Does a surviving wife have a cause of action against her deceased husband's estate to recover her one-half interest in community property that the husband fraudulently and secretly gifted to third parties without her knowledge or consent?


Opinions:

Majority - Shinn, P. J.

Yes, a surviving wife has a cause of action against her deceased husband's estate to recover her share of unauthorized gifts. The husband, as manager of the community estate, occupies a position analogous to that of a fiduciary or trustee for his wife. His unauthorized gifts of community property violate state statute (Civil Code § 172) and constitute a breach of this fiduciary duty, which is a form of fraud against the wife. This dissipation of assets qualifies as a 'waste' or 'conversion' of the wife's property under Probate Code § 574, allowing his estate to be sued. A beneficiary of a trust is not required to pursue the dissipated property from the donees but may elect to hold the trustee's estate personally liable, especially when, as alleged here, recourse against the donees would be ineffective. To deny this remedy would render the law 'toothless' in protecting the wife's community property interest.



Analysis:

This decision solidifies the managing spouse's role as a fiduciary with respect to community property and establishes that a breach of this duty creates personal liability that survives death.
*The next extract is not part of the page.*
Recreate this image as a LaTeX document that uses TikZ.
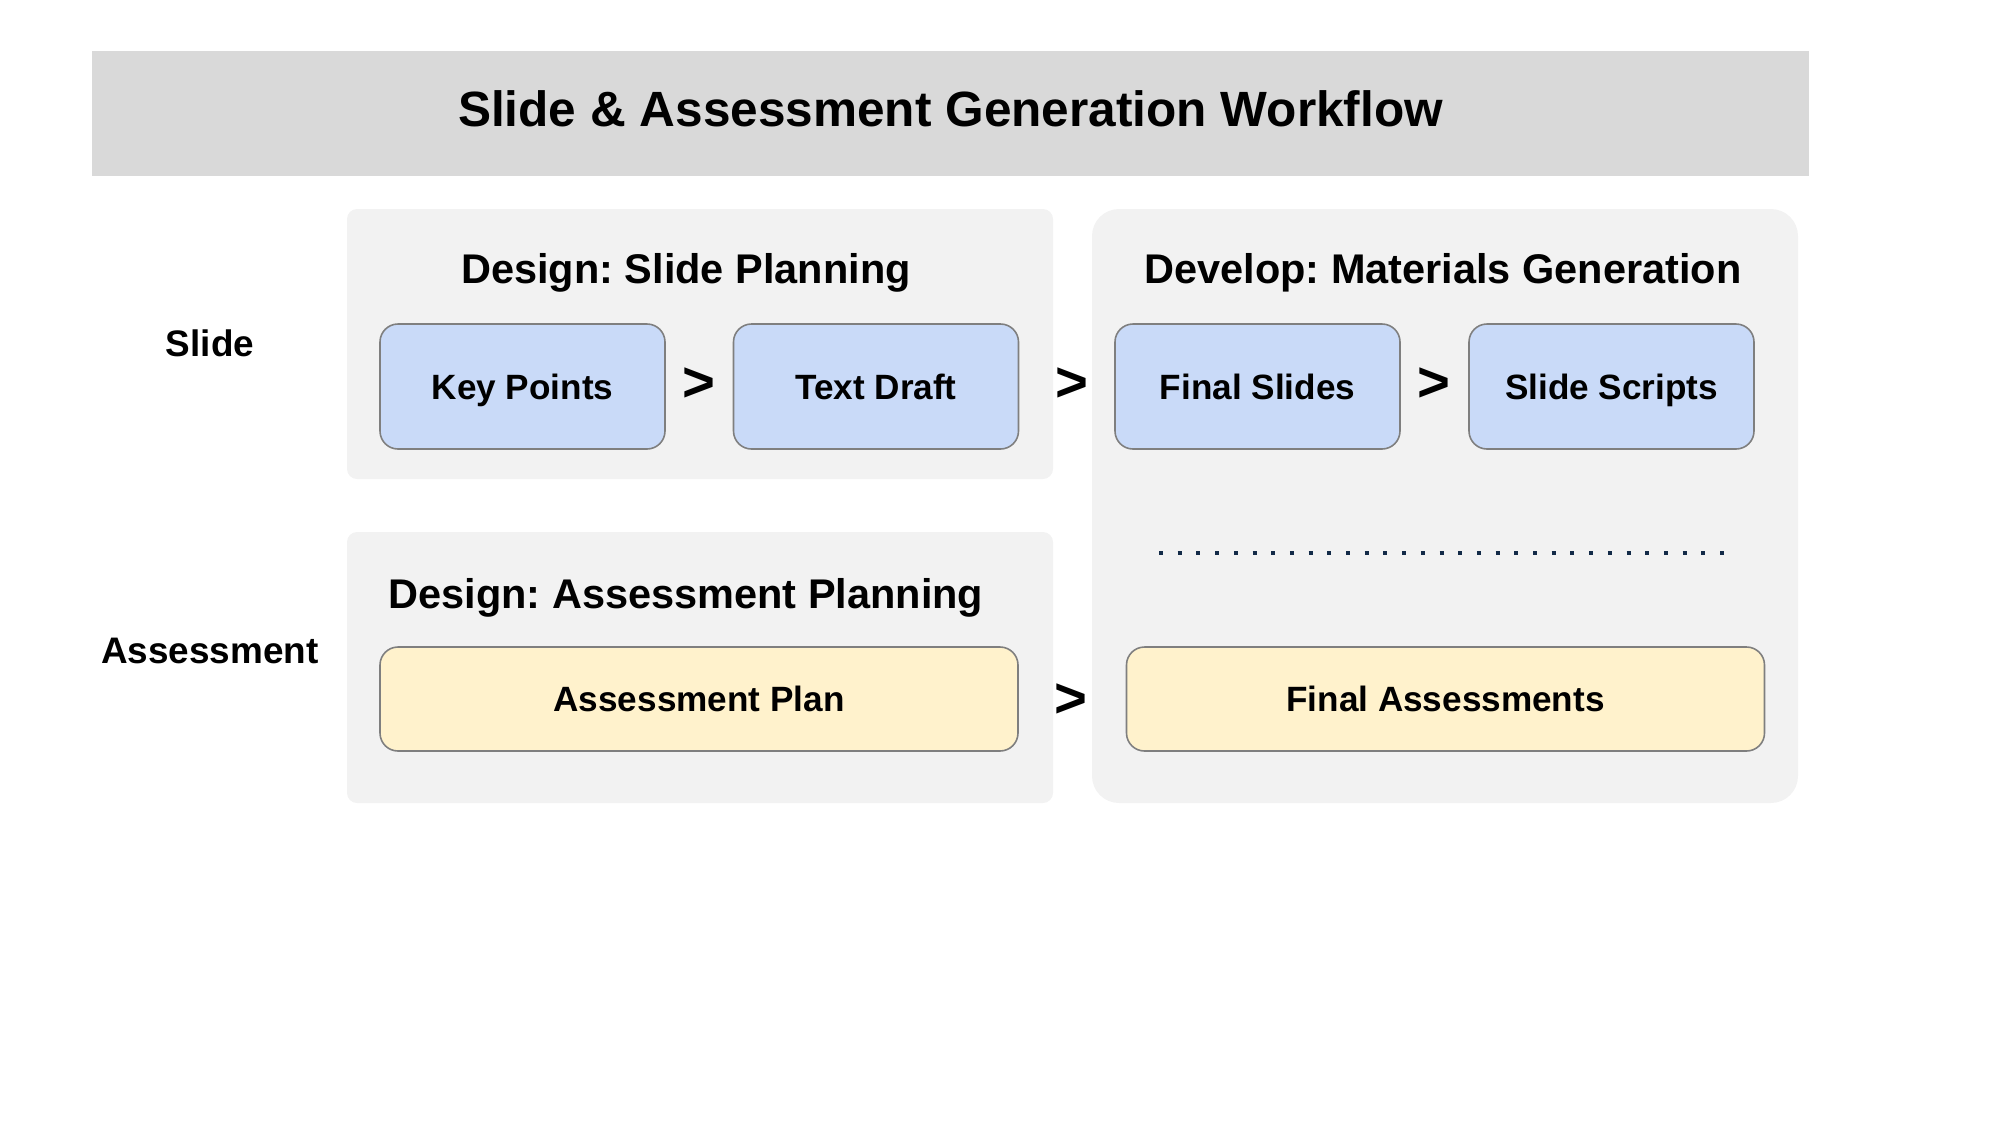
\documentclass[tikz,border=0pt]{standalone}
\usepackage{fontspec}
\setmainfont{Liberation Sans}
\frenchspacing
\usetikzlibrary{positioning}
\definecolor{barGray}{HTML}{D9D9D9}
\definecolor{panelGray}{HTML}{F2F2F2}
\definecolor{slideBlue}{HTML}{C9DAF8}
\definecolor{assessYellow}{HTML}{FFF2CC}
\definecolor{edgeGray}{HTML}{7F7F7F}
\definecolor{dotNavy}{HTML}{132B48}
\tikzstyle{bar} = [rectangle,fill=barGray,text centered,font=\fontsize{14.1}{17}\selectfont\bfseries,text height=0.716em,text depth=0pt]
\tikzstyle{panel} = [rectangle,fill=panelGray,rounded corners=0.1cm]
\tikzstyle{bigpanel} = [rectangle,fill=panelGray,rounded corners=0.27cm]
\tikzstyle{heading} = [font=\fontsize{11.8}{14}\selectfont\bfseries,anchor=base,inner sep=0pt]
\tikzstyle{lane} = [font=\fontsize{10.5}{12}\selectfont\bfseries,anchor=base,inner sep=0pt]
\tikzstyle{rec} = [rectangle,draw=edgeGray,line width=0.45pt,rounded corners=0.18cm,text centered,font=\fontsize{10}{12}\selectfont\bfseries,text height=0.716em,text depth=0pt]
\tikzstyle{slidebox} = [rec,fill=slideBlue,minimum width=2.85cm,minimum height=1.25cm]
\tikzstyle{assessbox} = [rec,fill=assessYellow,minimum width=6.38cm,minimum height=1.04cm]
\tikzstyle{sep} = [font=\fontsize{16}{19}\selectfont\bfseries,text height=0.716em,text depth=0pt,inner sep=0pt]
\tikzstyle{dotline} = [draw=dotNavy,line width=0.04cm,dash pattern=on 0.04cm off 0.147cm]

\begin{document}
\begin{tikzpicture}
    	\useasboundingbox (0,0) rectangle (20,-11.25);
    	
    	\node[bar,minimum width=17.17cm,minimum height=1.25cm] (title) at (9.505,-1.135) {Slide \& Assessment Generation Workflow};
    	
    	% panels
    	\node[panel,minimum width=7.06cm,minimum height=2.70cm] (slideplan) at (7.00,-3.44) {};
    	\node[panel,minimum width=7.06cm,minimum height=2.71cm,below of=slideplan,yshift=-2.235cm] (assessplan) {};
    	\node[bigpanel,minimum width=7.06cm,minimum height=5.94cm] (develop) at (14.45,-5.06) {};
    	
    	\node[heading] (slideplantitle) at (6.86,-2.83) {Design: Slide Planning};
    	\node[heading] (developtitle) at (14.43,-2.83) {Develop: Materials Generation};
    	\node[heading] (assessplantitle) at (6.86,-6.08) {Design: Assessment Planning};
    	
    	\node[lane] (slidelane) at (2.10,-3.56) {Slide};
    	\node[lane] (assesslane) at (2.10,-6.63) {Assessment};
    	
    	% slide row
    	\node[slidebox] (keypoints) at (5.225,-3.865) {Key Points};
    	\node[slidebox,right of=keypoints,xshift=2.535cm] (textdraft) {Text Draft};
    	\node[slidebox,right of=textdraft,xshift=2.815cm] (finalslides) {Final Slides};
    	\node[slidebox,right of=finalslides,xshift=2.54cm] (slidescripts) {Slide Scripts};
    	
    	\node[sep,right of=keypoints,xshift=0.765cm,yshift=-0.02cm] (sepa) {>};
    	\node[sep,right of=textdraft,xshift=0.96cm,yshift=-0.02cm] (sepb) {>};
    	\node[sep,right of=finalslides,xshift=0.76cm,yshift=-0.02cm] (sepc) {>};
    	
    	% assessment row
    	\node[assessbox] (assessmentplan) at (6.99,-6.99) {Assessment Plan};
    	\node[assessbox,right of=assessmentplan,xshift=6.465cm] (finalassess) {Final Assessments};
    	
    	\node[sep,right of=assessmentplan,xshift=2.72cm,yshift=-0.055cm] (sepd) {>};
    	
    	\coordinate (dotstart) at (11.59,-5.53);
    	\coordinate (dotend) at (17.26,-5.53);
    	\draw[dotline] (dotstart) -- (dotend);
    	
\end{tikzpicture}
\end{document}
It provides the non-consenting spouse a powerful alternative remedy, allowing them to make a single, consolidated claim against the deceased spouse's estate rather than pursuing multiple, potentially ineffective lawsuits against individual donees. This significantly strengthens the legal protections for a non-managing spouse's community property interest by ensuring an effective recourse against fraudulent dissipation of assets.